The ride-hailing business showed significant growth with unique riders increasing 107% year-over-year to 2.3 million users, slightly exceeding previous projections. Revenue for the period was approximately in line with Street estimates, while EBITDA came in slightly below analyst expectations. InvestingPro data reveals concerning fundamentals, with an EBITDA of -$60.16M and a weak gross profit margin of -88.4%.
Marti Technologies has maintained its full-year 2025 guidance for both top and bottom lines. The company expects to add approximately 1 million unique riders to reach 3.3 million by fiscal year-end.
The firm plans to invest in additional headcount to support its expanding ride-hailing operations. Market expansion efforts are expected to increase the company’s total addressable market.
Despite acknowledging Marti’s progress in the ride-hailing segment, Cantor Fitzgerald prefers to "remain on the sidelines" due to the company being in early stages of its ride-hailing transition.

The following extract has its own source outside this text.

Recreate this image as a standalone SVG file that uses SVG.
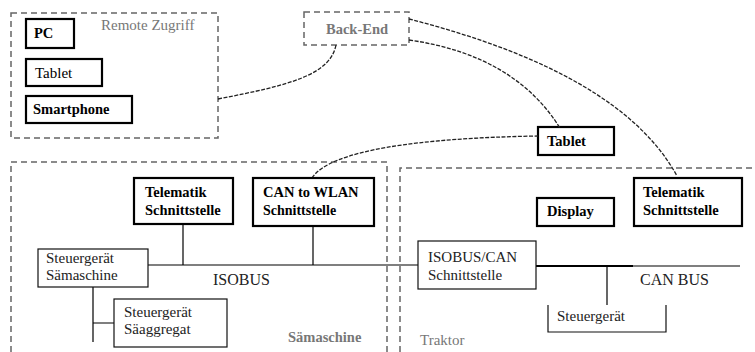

In other recent news, Marti Technologies, Inc. has surpassed its ride-hailing targets ahead of schedule. As of August 12, the company reached 2.52 million ride-hailing riders and 357,000 registered drivers, exceeding its goals for September 30 by approximately six weeks. This achievement marks a 17% growth in its rider base and a 14% increase in registered drivers between June 3 and August 12. Following this performance, Marti has set new targets of 3.30 million riders and 450,000 registered drivers by December 31. Additionally, Marti announced a new corporate treasury strategy involving cryptocurrency. The company plans to hold about 20% of its cash reserves in Bitcoin, with the possibility of increasing this to 50% and including other digital assets like Ethereum and Solana. All crypto assets will be managed through a regulated, institutional-grade custodian to ensure compliance with applicable laws. These developments reflect Marti’s ongoing efforts to expand its operations and explore new financial strategies.